“Como una fruta entre dos estruendos”. La aldea de sal.
“Una puerta cerrada no es suficiente para que un hombre / esconda su amor. También necesita una puerta abierta / para poder partir y perderse entre la multitud cuando ese amor estalle / como una barril de pólvora en el arsenal alcanzado por el rayo. / No basta un techo para que un hombre se proteja / del calor y de la tempestad. Para huir del relámpago, / cuando la lluvia cae en el silencio del mundo / abierto como una fruta entre dos estruendos, / él necesita un cuerpo tendido sobre la cama, / un cuerpo al alcance de su mano / todavía temerosa de avanzar en la oscuridad. / En la noche que declina, en el día que nace, / el hombre necesita de todo: del amor y del rayo”. Lêdo Ivo (Halagaos, Brasil, 1924) publica en España su poemario La aldea de sal (en traducción e Guadalupe Grande y Juan Carlos Mestre para Calambur) al que pertenecen los versos del inicio. Los editores presentan al autor como poeta, narrador (Premio de novela Graça Aranha), cronista, ensayista (Premio Nacional de Ensayo) y uno de los máximos exponentes de la generación del 45, movimiento clave en la vanguardia literaria en su país. La Academia Brasileña de las Letras le otorga el Premio Mario de Andrade a toda su obra, cuyo primer libro: Las imaginación (1944) ilumina ya un gozoso camino creativo; entre su veintena de títulos citan Ode e elegia, Estaçao central, Finisterra, Curral de peixe o Réquiem.

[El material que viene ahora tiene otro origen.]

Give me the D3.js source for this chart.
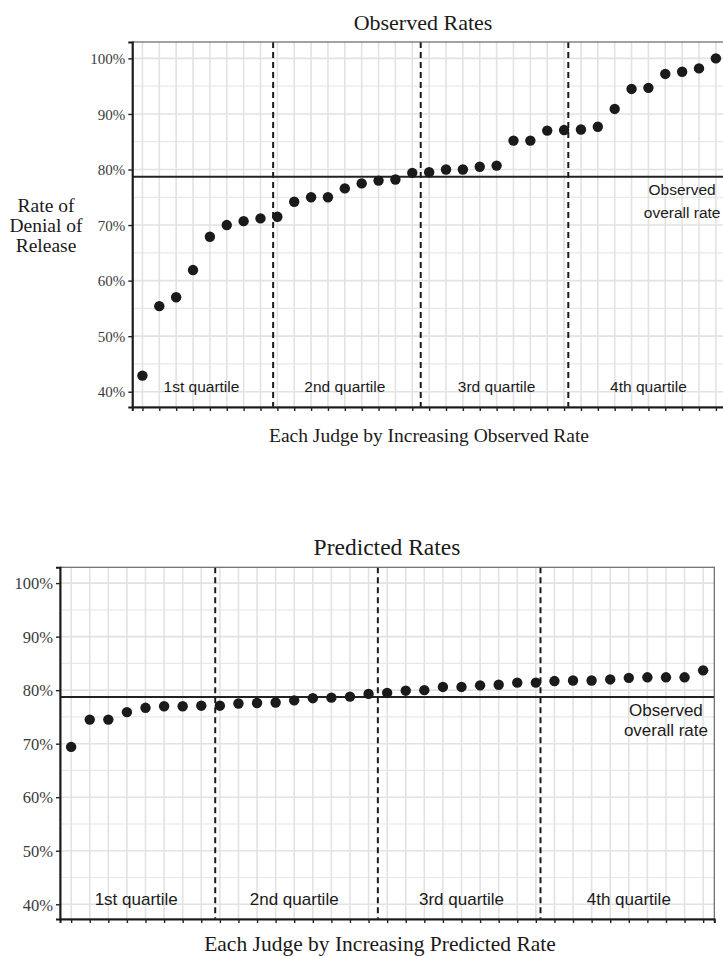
<!DOCTYPE html>
<html>
<head>
<meta charset="utf-8">
<script src="https://cdn.jsdelivr.net/npm/d3@7"></script>
<style>
  body { margin: 0; background: #fff; }
  svg { display: block; }
</style>
</head>
<body>
<svg id="chart" width="723" height="956"></svg>
<script>
// judges sorted by observed rate (percent)
const observedRates = [42.9, 55.4, 57.0, 61.9, 67.9, 70.0, 70.7, 71.2, 71.5, 74.2, 75.0, 75.0,
  76.6, 77.5, 78.0, 78.2, 79.4, 79.5, 80.0, 80.0, 80.5, 80.7, 85.2, 85.2, 87.0, 87.1, 87.2,
  87.7, 90.9, 94.5, 94.7, 97.2, 97.6, 98.2, 100.0];
// judges sorted by predicted rate (percent)
const predictedRates = [69.4, 74.5, 74.5, 75.9, 76.7, 77.0, 77.0, 77.1, 77.1, 77.5, 77.6, 77.7,
  78.1, 78.5, 78.6, 78.8, 79.3, 79.5, 79.9, 80.0, 80.6, 80.6, 80.9, 81.0, 81.4, 81.4, 81.7,
  81.8, 81.8, 82.0, 82.3, 82.4, 82.4, 82.4, 83.7];
const overallRate = 78.7;
const quartileCuts = [8.75, 17.5, 26.25];
const quartileLabels = ["1st quartile", "2nd quartile", "3rd quartile", "4th quartile"];
const quartileLabelPos = [4.5, 13, 22, 31];
const yTicks = [40, 50, 60, 70, 80, 90, 100];
const yMinor = [45, 55, 65, 75, 85, 95];
const overallLabel = ["Observed", "overall rate"];
const overallLabelPos = 33;

const svg = d3.select("#chart");
const serif = "'Liberation Serif', 'Times New Roman', serif";
const sans = "'Liberation Sans', Arial, sans-serif";

function drawPanel(opt) {
  const { values, left, right, top, bottom } = opt;
  const n = values.length;
  const x = d3.scaleLinear().domain([0.4, n + 0.6]).range([left, right]);
  const y = d3.scaleLinear().domain([37.25, 102.95]).range([bottom, top]);

  const g = svg.append("g");
  const clipId = "clip" + Math.round(top);
  svg.append("defs").append("clipPath").attr("id", clipId)
    .append("rect").attr("x", left).attr("y", top)
    .attr("width", right - left).attr("height", bottom - top);

  const panel = g.append("g").attr("clip-path", `url(#${clipId})`);

  // grid
  panel.selectAll(".ymin").data(yMinor).enter().append("line")
    .attr("x1", left).attr("x2", right)
    .attr("y1", d => y(d)).attr("y2", d => y(d))
    .attr("stroke", "#e8e8e8").attr("stroke-width", 1.2);
  panel.selectAll(".ymaj").data(yTicks).enter().append("line")
    .attr("x1", left).attr("x2", right)
    .attr("y1", d => y(d)).attr("y2", d => y(d))
    .attr("stroke", "#e2e2e2").attr("stroke-width", 1.6);
  panel.selectAll(".xmaj").data(values).enter().append("line")
    .attr("x1", (d, i) => x(i + 1)).attr("x2", (d, i) => x(i + 1))
    .attr("y1", top).attr("y2", bottom)
    .attr("stroke", "#e2e2e2").attr("stroke-width", 1.6);

  // quartile dividers
  panel.selectAll(".cut").data(quartileCuts).enter().append("line")
    .attr("x1", d => x(d)).attr("x2", d => x(d))
    .attr("y1", top).attr("y2", bottom)
    .attr("stroke", "#1a1a1a").attr("stroke-width", 2)
    .attr("stroke-dasharray", "6,4");

  // overall rate
  panel.append("line")
    .attr("x1", left).attr("x2", right)
    .attr("y1", y(overallRate)).attr("y2", y(overallRate))
    .attr("stroke", "#222").attr("stroke-width", 2);

  // points
  panel.selectAll(".pt").data(values).enter().append("circle")
    .attr("cx", (d, i) => x(i + 1)).attr("cy", d => y(d))
    .attr("r", 5.2).attr("fill", "#1a1a1a");

  // quartile labels
  panel.selectAll(".ql").data(quartileLabels).enter().append("text")
    .attr("x", (d, i) => x(quartileLabelPos[i])).attr("y", y(40) + opt.qlOffset)
    .attr("text-anchor", "middle")
    .attr("font-family", sans).attr("font-size", opt.labelSize).attr("fill", "#1a1a1a")
    .text(d => d);

  // overall label
  panel.selectAll(".ol").data(overallLabel).enter().append("text")
    .attr("x", x(overallLabelPos))
    .attr("y", (d, i) => y(overallRate) + opt.olFirst + i * opt.olStep)
    .attr("text-anchor", "middle")
    .attr("font-family", sans).attr("font-size", opt.labelSize).attr("fill", "#1a1a1a")
    .text(d => d);

  // border
  g.append("rect").attr("x", left).attr("y", top)
    .attr("width", right - left).attr("height", bottom - top)
    .attr("fill", "none").attr("stroke", "#666").attr("stroke-width", 1.2);

  // axes
  const xAxis = d3.axisBottom(x).tickValues(d3.range(1, n + 1)).tickSize(4).tickFormat("");
  g.append("g").attr("transform", `translate(0,${bottom})`).call(xAxis)
    .call(a => a.select(".domain").attr("stroke", "#1a1a1a").attr("stroke-width", 2))
    .call(a => a.selectAll(".tick line").attr("stroke", "#222").attr("stroke-width", 1.4));

  const yAxis = d3.axisLeft(y).tickValues(yTicks).tickSize(4).tickFormat(d => d + "%");
  g.append("g").attr("transform", `translate(${left},0)`).call(yAxis)
    .call(a => a.select(".domain").attr("stroke", "#1a1a1a").attr("stroke-width", 2))
    .call(a => a.selectAll(".tick line").attr("stroke", "#222").attr("stroke-width", 1.4))
    .call(a => a.selectAll(".tick text")
      .attr("font-family", serif).attr("font-size", opt.tickSize)
      .attr("fill", "#3a3a3a").attr("x", -7).attr("dy", "0.35em"));

  // titles
  svg.append("text").attr("x", opt.titleX).attr("y", opt.titleY)
    .attr("text-anchor", "middle").attr("font-family", serif)
    .attr("font-size", opt.titleSize).attr("fill", "#1a1a1a").text(opt.title);
  svg.append("text").attr("x", opt.xTitleX).attr("y", opt.xTitleY)
    .attr("text-anchor", "middle").attr("font-family", serif)
    .attr("font-size", opt.xTitleSize).attr("fill", "#1a1a1a").text(opt.xTitle);
}

drawPanel({
  values: observedRates, left: 132.3, right: 726, top: 42, bottom: 407,
  title: "Observed Rates", titleX: 423, titleY: 30, titleSize: 22,
  xTitle: "Each Judge by Increasing Observed Rate", xTitleX: 429, xTitleY: 442, xTitleSize: 19.5,
  tickSize: 15, labelSize: 15.5, qlOffset: 0, olFirst: 18, olStep: 23
});

drawPanel({
  values: predictedRates, left: 60, right: 714.3, top: 567.3, bottom: 919,
  title: "Predicted Rates", titleX: 387, titleY: 555, titleSize: 23.5,
  xTitle: "Each Judge by Increasing Predicted Rate", xTitleX: 380, xTitleY: 951, xTitleSize: 21.5,
  tickSize: 16.5, labelSize: 17, qlOffset: 1, olFirst: 18.5, olStep: 20
});

// y axis title (top chart only)
svg.append("text")
  .attr("font-family", serif).attr("font-size", 19.5).attr("fill", "#1a1a1a")
  .attr("text-anchor", "middle")
  .selectAll("tspan").data(["Rate of", "Denial of", "Release"]).enter().append("tspan")
  .attr("x", 46).attr("y", (d, i) => 211.5 + i * 20.4)
  .text(d => d);
</script>
</body>
</html>
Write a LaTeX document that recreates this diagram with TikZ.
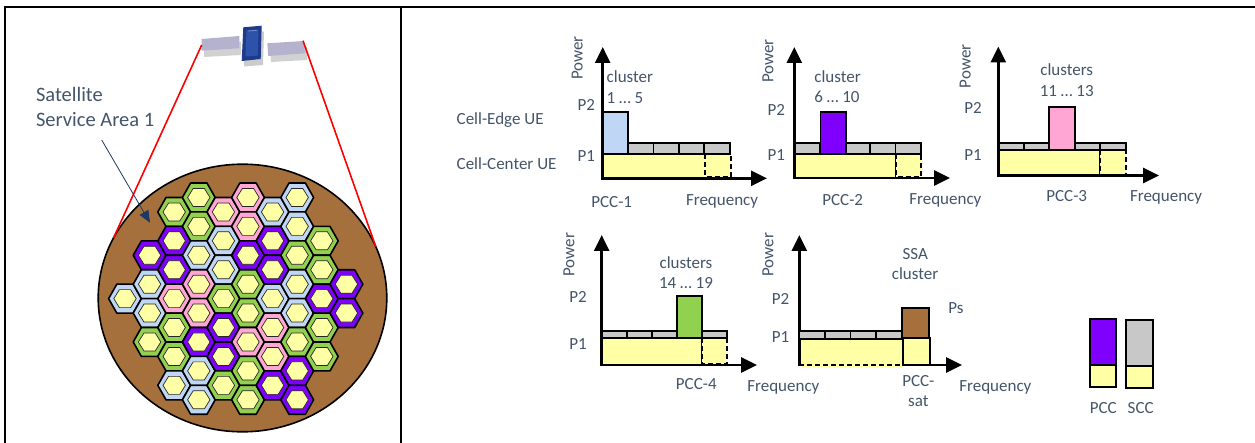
\documentclass[tikz,border=0pt]{standalone}
\usepackage{fontspec}
\setmainfont{Carlito}
\usetikzlibrary{arrows.meta}
\definecolor{txt}{HTML}{44546A}
\definecolor{hb}{HTML}{BFD7F5}
\definecolor{hp}{HTML}{8000FF}
\definecolor{hg}{HTML}{92D050}
\definecolor{hk}{HTML}{FFA6D5}
\definecolor{cy}{HTML}{FFFFA6}
\definecolor{cgray}{HTML}{C8C8C8}
\definecolor{cbrown}{HTML}{A5703C}
\definecolor{navy}{HTML}{1F3864}
\definecolor{panel}{HTML}{B4B2CC}
\definecolor{satbody}{HTML}{1F3A8A}
\definecolor{satface}{HTML}{2D52AA}
\begin{document}
\begin{tikzpicture}[x=1pt,y=-1pt,
  lbl/.style={font=\fontsize{17}{20}\selectfont,text=txt,inner sep=0pt,outer sep=0pt},
  biglbl/.style={font=\fontsize{20.5}{24}\selectfont,text=txt,inner sep=0pt,outer sep=0pt},
  axes/.style={line width=2.8pt,{Triangle[length=16pt,width=15pt]}-{Triangle[length=16pt,width=15pt]}},
  blk/.style={draw=black,line width=1.8pt},
  dbox/.style={draw=black,line width=1.8pt,dash pattern=on 5pt off 3pt},
  hexout/.style={draw=black,line width=1.6pt,line join=round},
  hexin/.style={draw=black!85,line width=0.7pt,fill=cy},
  frame/.style={line width=2pt}]
\useasboundingbox (0,0) rectangle (1255,443);

% table frame
\draw[frame] (5,450) -- (5,7) -- (1262,7);
\draw[frame] (401,7) -- (401,450);

% ---------- service area ----------
\fill[cbrown] (242.5,298) ellipse [x radius=144.3, y radius=133.8];
\draw[line width=1.6pt] (242.5,298) ellipse [x radius=144.3, y radius=133.8];

\foreach \k/\m/\c in {0/7/hb,
  1/4/hp,1/6/hb,1/8/hb,1/10/hg,
  2/1/hg,2/3/hp,2/5/hp,2/7/hk,2/9/hg,2/11/hg,2/13/hb,
  3/0/hg,3/2/hg,3/4/hb,3/6/hk,3/8/hk,3/10/hp,3/12/hb,3/14/hb,
  4/1/hk,4/3/hb,4/5/hb,4/7/hg,4/9/hp,4/11/hp,4/13/hg,
  5/0/hk,5/2/hk,5/4/hp,5/6/hg,5/8/hg,5/10/hk,5/12/hg,5/14/hg,
  6/1/hb,6/3/hp,6/5/hp,6/7/hb,6/9/hk,6/11/hk,6/13/hp,
  7/0/hb,7/2/hb,7/4/hg,7/6/hb,7/8/hb,7/10/hg,7/12/hp,7/14/hp,
  8/3/hg,8/5/hg,8/7/hp,8/9/hg,8/11/hg,
  9/6/hp,9/8/hp} {
  \pgfmathsetmacro\hx{125+24.6*\k}
  \pgfmathsetmacro\hy{197.5+14.45*\m}
  \draw[hexout,fill=\c] (\hx-16.4,\hy) -- ++(8.2,-14.45) -- ++(16.4,0) -- ++(8.2,14.45)
     -- ++(-8.2,14.45) -- ++(-16.4,0) -- cycle;
  \draw[hexin] (\hx-11.2,\hy) -- ++(5.6,-9) -- ++(11.2,0) -- ++(5.6,9)
     -- ++(-5.6,9) -- ++(-11.2,0) -- cycle;
}

% satellite
\fill[black,opacity=0.18] (204,44) -- (241,41.5) -- (241,55) -- (204,57) -- cycle;
\fill[black,opacity=0.18] (270,49) -- (307,47) -- (307,60) -- (271,62) -- cycle;
\fill[black,opacity=0.2] (245,33) -- (264,31.5) -- (263,65) -- (244,66.5) -- cycle;
\fill[panel] (201.7,39) -- (239.3,36) -- (239.3,48.3) -- (201.7,50.7) -- cycle;
\fill[panel] (267.3,43.3) -- (304,41) -- (305,53.3) -- (268.3,56) -- cycle;
\fill[satbody] (243.3,27.3) -- (261.7,25.7) -- (260.7,59) -- (241.7,61) -- cycle;
\fill[satface] (246.5,30.5) -- (258.5,29.5) -- (257.8,55.5) -- (245.5,56.5) -- cycle;
\draw[white,opacity=0.35,line width=0.8pt] (248,31) -- (257,30.3);

% coverage lines
\coordinate (satL) at (201.7,45);
\coordinate (satR) at (303,40.7);
\coordinate (edgeL) at (113.5,238);
\coordinate (edgeR) at (375.8,246.7);
\draw[red,line width=1.6pt] (satL) -- (edgeL);
\draw[red,line width=1.6pt] (satR) -- (edgeR);

\node[biglbl,anchor=base west] (sat1) at (36,101.7) {Satellite};
\node[biglbl,anchor=base west] (sat2) at (36,126.7) {Service Area 1};
\coordinate (arrS) at (101.7,140);
\coordinate (arrE) at (150,222.7);
\draw[navy,line width=0.8pt,-{Triangle[length=12pt,width=10pt]}] (arrS) -- (arrE);

% ---------- PCC-1 ----------
\fill[cy,blk] (602.7,154.3) rectangle (707,178.3);
\fill[cy,dbox] (705,154.3) rectangle (731,176.7);
\foreach \i in {1,...,4}
  \filldraw[fill=cgray,blk] ({602.7+25.4*\i},143.3) rectangle ({602.7+25.4*(\i+1)},154.3);
\filldraw[fill=hb,blk] (602.7,111.7) rectangle (628.1,154.3);
\coordinate (o1) at (602.7,178.3);
\coordinate (y1) at (602.7,47);
\coordinate (x1) at (767,178.3);
\draw[axes] (y1) -- (o1) -- (x1);
\node[lbl,rotate=90,anchor=base west] (pw1) at (582.7,80) {Power};
\node[lbl,anchor=base west] (cl1) at (606.7,82.7) {cluster};
\node[lbl,anchor=base west] (cn1) at (606.7,103.3) {1 … 5};
\node[lbl,anchor=base east] (p21) at (595,111) {P2};
\node[lbl,anchor=base east] (p11) at (595,161.7) {P1};
\node[lbl,anchor=base west] (ce) at (456.7,124.3) {Cell-Edge UE};
\node[lbl,anchor=base west] (cc) at (456.7,170) {Cell-Center UE};
\node[lbl,anchor=base] (pcc1) at (611.7,207.7) {PCC-1};
\node[lbl,anchor=base west] (fq1) at (686,205.7) {Frequency};

% ---------- PCC-2 ----------
\fill[cy,blk] (794.3,154.3) rectangle (896,178);
\fill[cy,dbox] (896,154.3) rectangle (921,176.7);
\foreach \i in {0,2,3,4}
  \filldraw[fill=cgray,blk] ({794.3+25.3*\i},143.3) rectangle ({794.3+25.3*(\i+1)},154.3);
\filldraw[fill=hp,blk] (820.5,111.7) rectangle (845.6,154.3);
\coordinate (o2) at (794.3,178);
\coordinate (y2) at (794.3,47);
\coordinate (x2) at (950,178);
\draw[axes] (y2) -- (o2) -- (x2);
\node[lbl,rotate=90,anchor=base west] (pw2) at (773.3,83) {Power};
\node[lbl,anchor=base west] (cl2) at (814.3,82.7) {cluster};
\node[lbl,anchor=base west] (cn2) at (814.3,102.7) {6 … 10};
\node[lbl,anchor=base east] (p22) at (785,116) {P2};
\node[lbl,anchor=base east] (p12) at (785,161) {P1};
\node[lbl,anchor=base] (pcc2) at (842.7,205.7) {PCC-2};
\node[lbl,anchor=base west] (fq2) at (909.3,205) {Frequency};

% ---------- PCC-3 ----------
\fill[cy,blk] (998.3,150) rectangle (1100,175.5);
\fill[cy,dbox] (1100,150) rectangle (1126,175);
\foreach \i in {0,1,3,4}
  \filldraw[fill=cgray,blk] ({998.3+25.5*\i},143.3) rectangle ({998.3+25.5*(\i+1)},150);
\filldraw[fill=hk,blk] (1049.3,107.3) rectangle (1074.8,150);
\coordinate (o3) at (998.3,175.5);
\coordinate (y3) at (998.3,46.5);
\coordinate (x3) at (1159,175.5);
\draw[axes] (y3) -- (o3) -- (x3);
\node[lbl,rotate=90,anchor=base west] (pw3) at (970.7,88.3) {Power};
\node[lbl,anchor=base] (cl3) at (1066.7,76) {clusters};
\node[lbl,anchor=base] (cn3) at (1066.7,96.7) {11 … 13};
\node[lbl,anchor=base east] (p23) at (981.7,113.3) {P2};
\node[lbl,anchor=base east] (p13) at (981.7,160.7) {P1};
\node[lbl,anchor=base] (pcc3) at (1066.7,201.7) {PCC-3};
\node[lbl,anchor=base west] (fq3) at (1130,201.7) {Frequency};

% ---------- PCC-4 ----------
\fill[cy,blk] (601.7,338.3) rectangle (701.7,365);
\fill[cy,dbox] (701.7,338.3) rectangle (726.7,364);
\foreach \i in {0,1,2,4}
  \filldraw[fill=cgray,blk] ({601.7+25*\i},330.7) rectangle ({601.7+25*(\i+1)},338.3);
\filldraw[fill=hg,blk] (676.7,295.7) rectangle (701.7,338.3);
\coordinate (o4) at (601.7,365);
\coordinate (y4) at (601.7,235);
\coordinate (x4) at (757,365);
\draw[axes] (y4) -- (o4) -- (x4);
\node[lbl,rotate=90,anchor=base west] (pw4) at (574.3,276.7) {Power};
\node[lbl,anchor=base] (cl4) at (686,268.3) {clusters};
\node[lbl,anchor=base] (cn4) at (686,288.3) {14 … 19};
\node[lbl,anchor=base east] (p24) at (586.7,302.7) {P2};
\node[lbl,anchor=base east] (p14) at (586.7,349) {P1};
\node[lbl,anchor=base] (pcc4) at (696.3,389) {PCC-4};
\node[lbl,anchor=base west] (fq4) at (747.3,391.7) {Frequency};

% ---------- PCC-sat ----------
\coordinate (o5) at (799.3,365);
\coordinate (y5) at (799.3,235);
\coordinate (x5) at (962,365);
\draw[axes] (y5) -- (o5) -- (x5);
\fill[cy] (800.8,339.3) rectangle (903.3,366.6);
\draw[dbox] (799.3,339.3) -- (903.3,339.3);
\draw[dbox] (799.3,365) -- (903.3,365);
\filldraw[fill=cy,blk] (903.3,338.3) rectangle (930,365);
\foreach \i in {0,...,3}
  \filldraw[fill=cgray,blk] ({799.3+25.6*\i},330.7) rectangle ({799.3+25.6*(\i+1)},339.3);
\filldraw[fill=cbrown,blk] (901.7,307.7) rectangle (929,338.3);
\node[lbl,rotate=90,anchor=base west] (pw5) at (773.3,276.7) {Power};
\node[lbl,anchor=base] (ssa) at (915.3,259.3) {SSA};
\node[lbl,anchor=base] (cl5) at (915,280) {cluster};
\node[lbl,anchor=base east] (p25) at (789.3,305) {P2};
\node[lbl,anchor=base east] (p15) at (789.3,342.7) {P1};
\node[lbl,anchor=base west] (ps) at (948.3,314) {Ps};
\node[lbl,anchor=base] (pcc5a) at (918.3,386.7) {PCC-};
\node[lbl,anchor=base] (pcc5b) at (918.3,406.7) {sat};
\node[lbl,anchor=base west] (fq5) at (959.3,391.7) {Frequency};

% ---------- legend ----------
\filldraw[fill=hp,blk] (1090,319) rectangle (1116,365);
\filldraw[fill=cy,blk] (1090,365) rectangle (1116,387.3);
\filldraw[fill=cgray,blk] (1126,320) rectangle (1153.3,366);
\filldraw[fill=cy,blk] (1126,366) rectangle (1153.3,388.3);
\node[lbl,anchor=base] (lgp) at (1103.3,413.3) {PCC};
\node[lbl,anchor=base] (lgs) at (1140.7,413.3) {SCC};
\end{tikzpicture}
\end{document}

Claro referente en las letras brasileñas, el poeta encaja su figura en su marco: “Mi patria no es la lengua portuguesa. / Ninguna lengua es una patria. / Mi patria es la tierra tierna y untuosa donde nací / y el viento que sopla en Maceió. / Son los cangrejos que corren en el lodo de los manglares / y el océano cuyas olas continúan mojando mis pies cuando sueño. / Mi patria son los murciélagos colgados de la techumbre de las iglesias carcomidas, / los locos que danzan al atardecer en el hospicio junto al mar, / y el cielo encorvado por las constelaciones. / Mi patria son las bocinas de los navíos / y el faro en lo alto de la colina. / Mi patria es la mano del mendigo en la mañana radiante. / Son los astilleros podridos / y los cementerios marinos donde mis ancestros tuberculosos y palúdicos no paran de toser y temblar en las noches frías / y la fragancia del azúcar en los almacenes portuarios / y las tencas que se debaten en las redes de los pescadores / y las ristras de cebolla enroscadas en la tiniebla / y la lluvia que cae sobre los corrales de peces. / La lengua de que me valgo no es ni nunca ha sido mi patria. / Ninguna lengua engañosa es una patria. / Tan solo sirve para que celebre mi gran y pobre patria muda, / mi patria disentérica y desdentada, sin gramática y sin diccionario, / mi patria sin lengua y sin palabras”. Trazar unas líneas anunciando el nacimiento de un libro ha de ser una transparencia. Los versos son los que han de hablar del autor, no otra voz: “Mi vida es como una ventana abierta sobre Asia. / Profeso lo imaginario y, en ese rito, / renazco para contemplar lo inexistente / que resplandece a la luz de mi trópico de agua / como esas islas ficticias que no se ciñen a las horas triviales de los navegantes, / tierras no nacidas, horizontes pensados. / Los países son hipótesis de secretos / que emergen y se hunden ante el asombro de la Tierra. / Inmóvil o caminando, veo siempre los polos / con sus rápidas lluvias y sus esfinges entre andamios, / y sobre todo, amigos míos, con esa atmósfera de última estación / que intriga a todos los que nacieron en el centro del mundo. / Más allá de mis párpados, donde el pensamiento es de sal / como si lo hubiera ungido una lágrima, / habrá un país claro y perfecto, de tan dulce perfil / como las piedras femeninas de la noche”.
Grande y Mestre cierran: “He aquí al más joven de los ancianos poetas que habitan la aldea de sal. En una aldea de sal caben los sueños pendientes de ser soñados. Cabe la delicadeza y cabe la tempestad. Hay sitio para el reflejo de una moneda perdida y lugar para lo abundante e incierto del océano. No es Ulises, aunque se le parece; no es Noé, aunque recuerda al ebrio patriarca. Está ahí, aturdido por el ruido del universo y el engranaje de las galaxias. Es alto como una pequeña conversación oída por el dios que sostiene los cimientos podridos de las iglesias y los mástiles que todavía no tienen navío. Es Lêdo Ivo”.